» EXERCISE DETAILS: Retype each line exactly. Skip images.

» DATASET EXTRACT:

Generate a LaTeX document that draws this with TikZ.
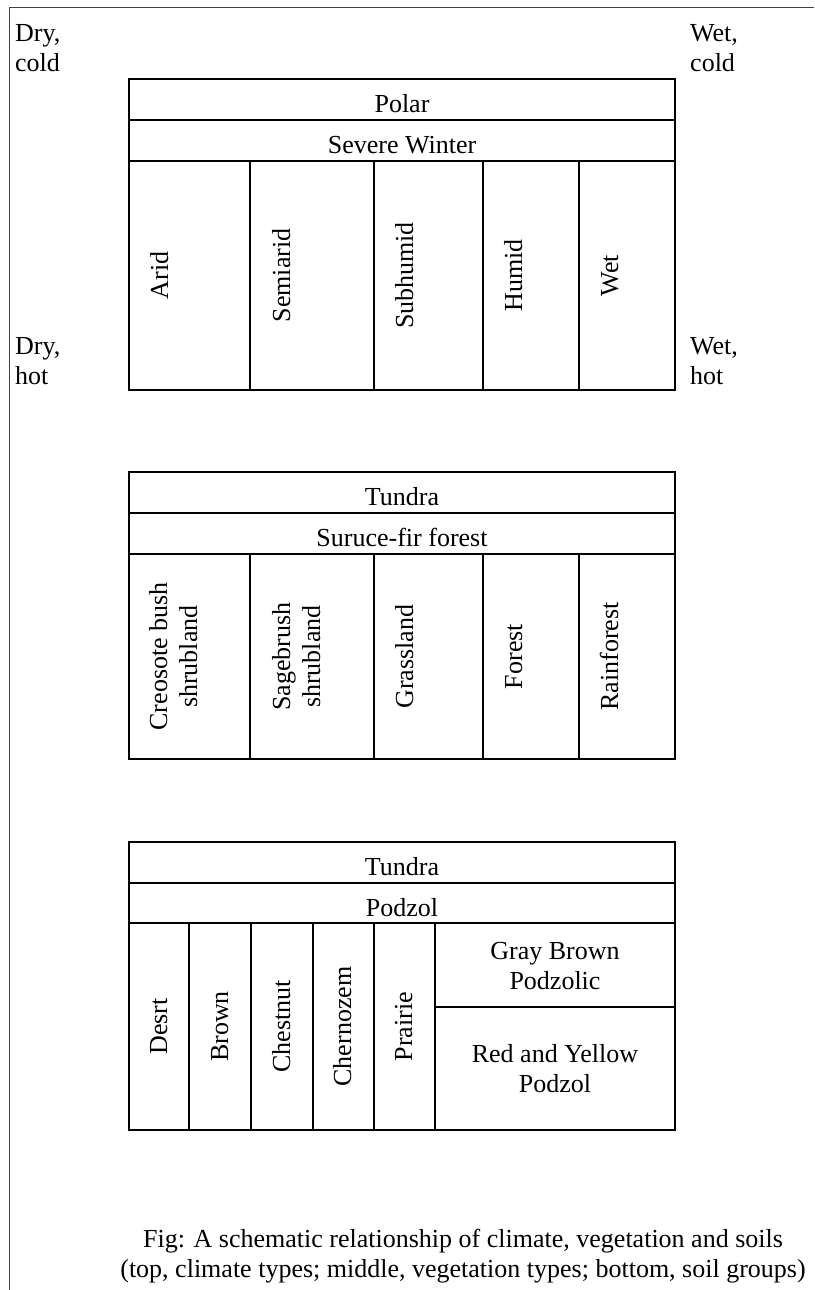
\documentclass[tikz,border=0pt]{standalone}
\usepackage{fontspec}
\setmainfont{Liberation Serif}
\tikzset{
    txt/.style={
        font=\fontsize{26}{30}\selectfont, inner sep=0pt
    },
    headtext/.style={txt, anchor=base},
    vtext/.style={txt, rotate=90, anchor=base, align=center},
    boxtext/.style={txt, anchor=base, align=center},
    cornertext/.style={txt, anchor=base west, align=left},
    captext/.style={txt, anchor=base, align=center},
    tableline/.style={line width=1.3pt, draw=black},
    frameline/.style={line width=0.9pt, draw=black!75}
}

\begin{document}
\begin{tikzpicture}[x=1pt, y=-1pt]
    \useasboundingbox (0,0) rectangle (814,1290);
    \draw[frameline] (9,1290) -- (9,7) -- (814,7);

    \node[cornertext] (drycold) at (15,71) {Dry,\\cold};
    \node[cornertext] (wetcold) at (690,71) {Wet,\\cold};
    \node[cornertext] (dryhot) at (15,384) {Dry,\\hot};
    \node[cornertext] (wethot) at (690,384) {Wet,\\hot};

    % climate
    \draw[tableline] (129,79) rectangle (675,390);
    \draw[tableline] (129,120) -- (675,120) (129,161) -- (675,161);
    \draw[tableline] (250,161) -- (250,390) (374,161) -- (374,390)
        (483,161) -- (483,390) (579,161) -- (579,390);
    \node[headtext] (polar) at (402,112) {Polar};
    \node[headtext] (winter) at (402,153) {Severe Winter};
    \node[vtext] (arid) at (168,275.5) {Arid};
    \node[vtext] (semiarid) at (290,275.5) {Semiarid};
    \node[vtext] (subhumid) at (413,275.5) {Subhumid};
    \node[vtext] (humid) at (522,275.5) {Humid};
    \node[vtext] (wet) at (618,275.5) {Wet};

    % vegetation
    \draw[tableline] (129,472) rectangle (675,759);
    \draw[tableline] (129,513) -- (675,513) (129,554) -- (675,554);
    \draw[tableline] (250,554) -- (250,759) (374,554) -- (374,759)
        (483,554) -- (483,759) (579,554) -- (579,759);
    \node[headtext] (tundra) at (402,505) {Tundra};
    \node[headtext] (spruce) at (402,546) {Suruce-fir forest};
    \node[vtext] (creosote) at (197,656.5) {Creosote bush\\shrubland};
    \node[vtext] (sagebrush) at (320,656.5) {Sagebrush\\shrubland};
    \node[vtext] (grassland) at (413,656.5) {Grassland};
    \node[vtext] (forest) at (522,656.5) {Forest};
    \node[vtext] (rainforest) at (618,656.5) {Rainforest};

    % soils
    \draw[tableline] (129,842) rectangle (675,1130);
    \draw[tableline] (129,883) -- (675,883) (129,923) -- (675,923);
    \draw[tableline] (189,923) -- (189,1130) (251,923) -- (251,1130)
        (313,923) -- (313,1130) (374,923) -- (374,1130)
        (435,923) -- (435,1130) (435,1007) -- (675,1007);
    \node[headtext] (soiltundra) at (402,875) {Tundra};
    \node[headtext] (podzol) at (402,916) {Podzol};
    \node[vtext] (desert) at (167,1026.5) {Desrt};
    \node[vtext] (brown) at (228,1026.5) {Brown};
    \node[vtext] (chestnut) at (290,1026.5) {Chestnut};
    \node[vtext] (chernozem) at (351,1026.5) {Chernozem};
    \node[vtext] (prairie) at (412,1026.5) {Prairie};
    \node[boxtext] (graybrown) at (555,989) {Gray Brown\\Podzolic};
    \node[boxtext] (redyellow) at (555,1092) {Red and Yellow\\Podzol};

    \node[captext] (caption) at (463,1277)
        {Fig: A schematic relationship of climate, vegetation and soils\\(top, climate types; middle, vegetation types; bottom, soil groups)};
\end{tikzpicture}
\end{document}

» THE SOLUTION:
Generate a LaTeX document that draws this with TikZ.
\documentclass[tikz,border=0pt]{standalone}
\usepackage{fontspec}
\setmainfont{Liberation Serif}
\tikzset{
    txt/.style={
        font=\fontsize{26}{30}\selectfont, inner sep=0pt
    },
    headtext/.style={txt, anchor=base},
    vtext/.style={txt, rotate=90, anchor=base, align=center},
    boxtext/.style={txt, anchor=base, align=center},
    cornertext/.style={txt, anchor=base west, align=left},
    captext/.style={txt, anchor=base, align=center},
    tableline/.style={line width=1.3pt, draw=black},
    frameline/.style={line width=0.9pt, draw=black!75}
}

\begin{document}
\begin{tikzpicture}[x=1pt, y=-1pt]
    \useasboundingbox (0,0) rectangle (814,1290);
    \draw[frameline] (9,1290) -- (9,7) -- (814,7);

    \node[cornertext] (drycold) at (15,71) {Dry,\\cold};
    \node[cornertext] (wetcold) at (690,71) {Wet,\\cold};
    \node[cornertext] (dryhot) at (15,384) {Dry,\\hot};
    \node[cornertext] (wethot) at (690,384) {Wet,\\hot};

    % climate
    \draw[tableline] (129,79) rectangle (675,390);
    \draw[tableline] (129,120) -- (675,120) (129,161) -- (675,161);
    \draw[tableline] (250,161) -- (250,390) (374,161) -- (374,390)
        (483,161) -- (483,390) (579,161) -- (579,390);
    \node[headtext] (polar) at (402,112) {Polar};
    \node[headtext] (winter) at (402,153) {Severe Winter};
    \node[vtext] (arid) at (168,275.5) {Arid};
    \node[vtext] (semiarid) at (290,275.5) {Semiarid};
    \node[vtext] (subhumid) at (413,275.5) {Subhumid};
    \node[vtext] (humid) at (522,275.5) {Humid};
    \node[vtext] (wet) at (618,275.5) {Wet};

    % vegetation
    \draw[tableline] (129,472) rectangle (675,759);
    \draw[tableline] (129,513) -- (675,513) (129,554) -- (675,554);
    \draw[tableline] (250,554) -- (250,759) (374,554) -- (374,759)
        (483,554) -- (483,759) (579,554) -- (579,759);
    \node[headtext] (tundra) at (402,505) {Tundra};
    \node[headtext] (spruce) at (402,546) {Suruce-fir forest};
    \node[vtext] (creosote) at (197,656.5) {Creosote bush\\shrubland};
    \node[vtext] (sagebrush) at (320,656.5) {Sagebrush\\shrubland};
    \node[vtext] (grassland) at (413,656.5) {Grassland};
    \node[vtext] (forest) at (522,656.5) {Forest};
    \node[vtext] (rainforest) at (618,656.5) {Rainforest};

    % soils
    \draw[tableline] (129,842) rectangle (675,1130);
    \draw[tableline] (129,883) -- (675,883) (129,923) -- (675,923);
    \draw[tableline] (189,923) -- (189,1130) (251,923) -- (251,1130)
        (313,923) -- (313,1130) (374,923) -- (374,1130)
        (435,923) -- (435,1130) (435,1007) -- (675,1007);
    \node[headtext] (soiltundra) at (402,875) {Tundra};
    \node[headtext] (podzol) at (402,916) {Podzol};
    \node[vtext] (desert) at (167,1026.5) {Desrt};
    \node[vtext] (brown) at (228,1026.5) {Brown};
    \node[vtext] (chestnut) at (290,1026.5) {Chestnut};
    \node[vtext] (chernozem) at (351,1026.5) {Chernozem};
    \node[vtext] (prairie) at (412,1026.5) {Prairie};
    \node[boxtext] (graybrown) at (555,989) {Gray Brown\\Podzolic};
    \node[boxtext] (redyellow) at (555,1092) {Red and Yellow\\Podzol};

    \node[captext] (caption) at (463,1277)
        {Fig: A schematic relationship of climate, vegetation and soils\\(top, climate types; middle, vegetation types; bottom, soil groups)};
\end{tikzpicture}
\end{document}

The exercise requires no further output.